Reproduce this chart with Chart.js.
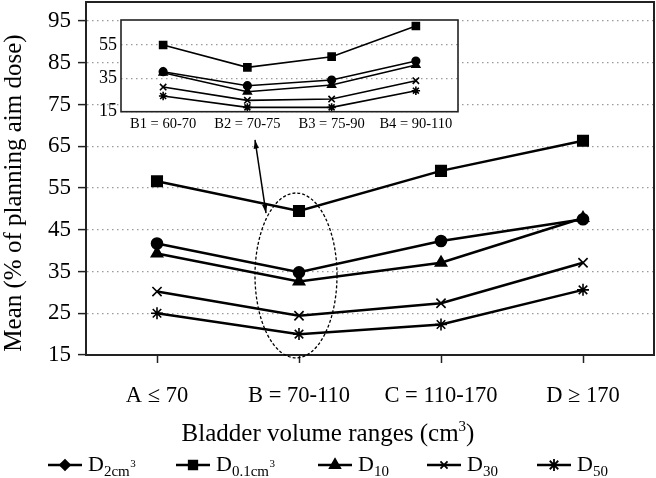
<!DOCTYPE html>
<html>
<head>
<meta charset="utf-8">
<script src="https://cdn.jsdelivr.net/npm/chart.js@4.4.1/dist/chart.umd.min.js"></script>
<style>
  html, body { margin: 0; padding: 0; background: #fff; }
  #wrap { position: relative; width: 656px; height: 478px; }
  #mainChart { position: absolute; left: 0; top: 0; }
  #insetChart { position: absolute; left: 85px; top: 12px; }
</style>
</head>
<body>
<div id="wrap">
  <canvas id="mainChart" width="656" height="478"></canvas>
  <canvas id="insetChart" width="380" height="126"></canvas>
</div>
<script>
// bladder volume ranges (main plot)
const rangeLabels = ['A \u2264 70', 'B = 70-110', 'C = 110-170', 'D \u2265 170'];
const d2cc = [41.7, 34.8, 42.3, 47.5];
const d01cc = [56.6, 49.5, 59.1, 66.3];
const d10 = [39.3, 32.6, 37.1, 47.8];
const d30 = [30.2, 24.4, 27.4, 37.1];
const d50 = [25.0, 20.0, 22.3, 30.6];
const yTicks = [15, 25, 35, 45, 55, 65, 75, 85, 95];

// sub ranges of B (inset plot)
const subLabels = ['B1 = 60-70', 'B2 = 70-75', 'B3 = 75-90', 'B4 = 90-110'];
const subD2cc = [39.0, 30.6, 34.0, 45.4];
const subD01cc = [55.0, 41.6, 48.0, 66.4];
const subD10 = [38.4, 27.0, 31.0, 43.0];
const subD30 = [29.8, 21.8, 22.6, 33.6];
const subD50 = [24.4, 17.6, 17.6, 27.6];
const insetTicks = [15, 35, 55];

const serif = "'Liberation Serif', 'DejaVu Serif', serif";

// one black line series
function series (label, values, style, radius, width) {
    return {
        label: label,
        data: values,
        borderColor: '#000',
        backgroundColor: '#000',
        borderWidth: width,
        pointStyle: style,
        pointRadius: radius,
        pointBorderWidth: 1.6,
        pointBackgroundColor: '#000',
        pointBorderColor: '#000',
        tension: 0
    };
}

// draw text "D" with subscript and optional superscript
function drawD (ctx, x, baseline, sub, sup) {
    ctx.textAlign = 'left';
    ctx.textBaseline = 'alphabetic';
    ctx.font = '22px ' + serif;
    ctx.fillText('D', x, baseline);
    x += ctx.measureText('D').width;
    ctx.font = '15px ' + serif;
    ctx.fillText(sub, x, baseline + 5);
    x += ctx.measureText(sub).width;
    if (sup) {
        ctx.font = '11px ' + serif;
        ctx.fillText(sup, x + 0.5, baseline - 4);
    }
}

const legendItems = [
    { sub: '2cm', sup: '3', style: 'rectRot', r: 5 },
    { sub: '0.1cm', sup: '3', style: 'rect', r: 6 },
    { sub: '10', sup: '', style: 'triangle', r: 6 },
    { sub: '30', sup: '', style: 'crossRot', r: 5 },
    { sub: '50', sup: '', style: 'star', r: 6 }
];
const legendX = [48, 176, 318, 427, 537];

// frame, ellipse, arrow, axis titles and legend of the main chart
const extrasPlugin = {
    id: 'extras',
    afterDraw (chart) {
        const { ctx, chartArea: a, scales: { x, y } } = chart;
        ctx.save();

        // box round the plot
        ctx.strokeStyle = '#222';
        ctx.lineWidth = 2;
        ctx.strokeRect(a.left, a.top, a.right - a.left, a.bottom - a.top);

        // dashed ellipse round category B
        const cx = x.getPixelForValue(1) - 3;
        const top = y.getPixelForValue(53.8);
        const bot = y.getPixelForValue(14.3);
        ctx.beginPath();
        ctx.setLineDash([3, 2]);
        ctx.lineWidth = 1.3;
        ctx.strokeStyle = '#000';
        ctx.ellipse(cx, (top + bot) / 2, 41, (bot - top) / 2, 0, 0, Math.PI * 2);
        ctx.stroke();
        ctx.setLineDash([]);

        // double arrow from the ellipse to the inset
        const x1 = cx - 41;
        const y1 = y.getPixelForValue(66.5);
        const x2 = cx - 30;
        const y2 = y.getPixelForValue(49.0);
        ctx.lineWidth = 1.5;
        ctx.beginPath();
        ctx.moveTo(x1, y1);
        ctx.lineTo(x2, y2);
        ctx.stroke();
        const ang = Math.atan2(y2 - y1, x2 - x1);
        [[x2, y2, ang], [x1, y1, ang + Math.PI]].forEach(function (h) {
            ctx.beginPath();
            ctx.moveTo(h[0], h[1]);
            ctx.lineTo(h[0] - 9 * Math.cos(h[2] - 0.3), h[1] - 9 * Math.sin(h[2] - 0.3));
            ctx.lineTo(h[0] - 9 * Math.cos(h[2] + 0.3), h[1] - 9 * Math.sin(h[2] + 0.3));
            ctx.closePath();
            ctx.fill();
        });

        // y axis title
        ctx.fillStyle = '#000';
        ctx.font = '25px ' + serif;
        ctx.textAlign = 'center';
        ctx.textBaseline = 'middle';
        ctx.save();
        ctx.translate(14, 193);
        ctx.rotate(-Math.PI / 2);
        ctx.fillText('Mean (% of planning aim dose)', 0, 0);
        ctx.restore();

        // x axis title with superscript
        const main = 'Bladder volume ranges (cm';
        ctx.font = '25px ' + serif;
        const w1 = ctx.measureText(main).width;
        const w2 = ctx.measureText(')').width;
        ctx.font = '15px ' + serif;
        const w3 = ctx.measureText('3').width;
        let tx = 328 - (w1 + w2 + w3) / 2;
        ctx.textAlign = 'left';
        ctx.textBaseline = 'alphabetic';
        ctx.font = '25px ' + serif;
        ctx.fillText(main, tx, 441);
        tx += w1;
        ctx.font = '15px ' + serif;
        ctx.fillText('3', tx, 431);
        tx += w3;
        ctx.font = '25px ' + serif;
        ctx.fillText(')', tx, 441);

        // legend
        legendItems.forEach(function (item, i) {
            const lx = legendX[i];
            const ly = 465;
            ctx.lineWidth = 2.5;
            ctx.strokeStyle = '#000';
            ctx.fillStyle = '#000';
            ctx.beginPath();
            ctx.moveTo(lx, ly);
            ctx.lineTo(lx + 34, ly);
            ctx.stroke();
            ctx.lineWidth = 1.8;
            Chart.helpers.drawPoint(ctx, { pointStyle: item.style, radius: item.r, rotation: 0, borderWidth: 1.8 }, lx + 17, ly);
            drawD(ctx, lx + 40, 471, item.sub, item.sup);
        });

        ctx.restore();
    }
};

const mainChart = new Chart(document.getElementById('mainChart'), {
    type: 'line',
    data: {
        labels: rangeLabels,
        datasets: [
            series('D2cm3', d2cc, 'circle', 5.5, 2.5),
            series('D0.1cm3', d01cc, 'rect', 7.4, 2.5),
            series('D10', d10, 'triangle', 6.5, 2.5),
            series('D30', d30, 'crossRot', 6.5, 2.5),
            series('D50', d50, 'star', 6, 2.5)
        ]
    },
    options: {
        responsive: false,
        animation: false,
        layout: { autoPadding: false, padding: { left: 0, right: 2, top: 2, bottom: 0 } },
        plugins: {
            legend: { display: false },
            tooltip: { enabled: false }
        },
        scales: {
            x: {
                offset: true,
                grid: { drawOnChartArea: false, tickLength: 8, tickColor: '#222', tickWidth: 1.5 },
                border: { color: '#222', width: 2 },
                ticks: { color: '#000', font: { family: serif, size: 22.5 }, padding: 20, maxRotation: 0, autoSkip: false },
                afterFit: function (s) {
                    s.height = 123;
                    s.paddingLeft = 0;
                    s.paddingRight = 0;
                }
            },
            y: {
                min: 15,
                max: 99.55,
                afterBuildTicks: function (s) {
                    s.ticks = yTicks.map(v => ({ value: v }));
                },
                grid: { color: '#9a9a9a', lineWidth: 1.2, tickLength: 8, tickColor: '#222', tickWidth: 1.5 },
                border: { color: '#222', width: 2, dash: [1.5, 3.5] },
                ticks: { color: '#000', font: { family: serif, size: 23 }, padding: 7 },
                afterFit: function (s) {
                    s.width = 86;
                    s.paddingTop = 0;
                    s.paddingBottom = 0;
                }
            }
        }
    },
    plugins: [extrasPlugin]
});

// white plot background and frame of the inset
const insetFrame = {
    id: 'insetFrame',
    beforeDraw (chart) {
        const { ctx, chartArea: a } = chart;
        ctx.save();
        ctx.fillStyle = '#fff';
        ctx.fillRect(a.left, a.top, a.right - a.left, a.bottom - a.top);
        ctx.restore();
    },
    afterDraw (chart) {
        const { ctx, chartArea: a } = chart;
        ctx.save();
        ctx.strokeStyle = '#222';
        ctx.lineWidth = 1.6;
        ctx.strokeRect(a.left, a.top, a.right - a.left, a.bottom - a.top);
        ctx.restore();
    }
};

const insetChart = new Chart(document.getElementById('insetChart'), {
    type: 'line',
    data: {
        labels: subLabels,
        datasets: [
            series('D2cm3', subD2cc, 'circle', 3.8, 1.6),
            series('D0.1cm3', subD01cc, 'rect', 5, 1.6),
            series('D10', subD10, 'triangle', 4.5, 1.6),
            series('D30', subD30, 'crossRot', 4.5, 1.6),
            series('D50', subD50, 'star', 4.2, 1.6)
        ]
    },
    options: {
        responsive: false,
        animation: false,
        layout: { autoPadding: false, padding: { left: 0, right: 7, top: 8, bottom: 0 } },
        plugins: {
            legend: { display: false },
            tooltip: { enabled: false }
        },
        scales: {
            x: {
                offset: true,
                grid: { display: false, drawTicks: false },
                border: { display: false },
                ticks: { color: '#000', font: { family: serif, size: 14.5 }, padding: 4, maxRotation: 0, autoSkip: false },
                afterFit: function (s) {
                    s.height = 26.3;
                    s.paddingLeft = 0;
                    s.paddingRight = 0;
                }
            },
            y: {
                min: 15,
                max: 70,
                afterBuildTicks: function (s) {
                    s.ticks = insetTicks.map(v => ({ value: v }));
                },
                grid: { color: '#9a9a9a', lineWidth: 1.2, drawTicks: false },
                border: { display: false, dash: [1.5, 3.5] },
                ticks: { color: '#000', font: { family: serif, size: 18 }, padding: 4 },
                afterFit: function (s) {
                    s.width = 36;
                    s.paddingTop = 0;
                    s.paddingBottom = 0;
                }
            }
        }
    },
    plugins: [insetFrame]
});
</script>
</body>
</html>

> Written request
Where a line holds "with", copy that line.

> Response
Reproduce this chart with Chart.js.
// draw text "D" with subscript and optional superscript
        // x axis title with superscript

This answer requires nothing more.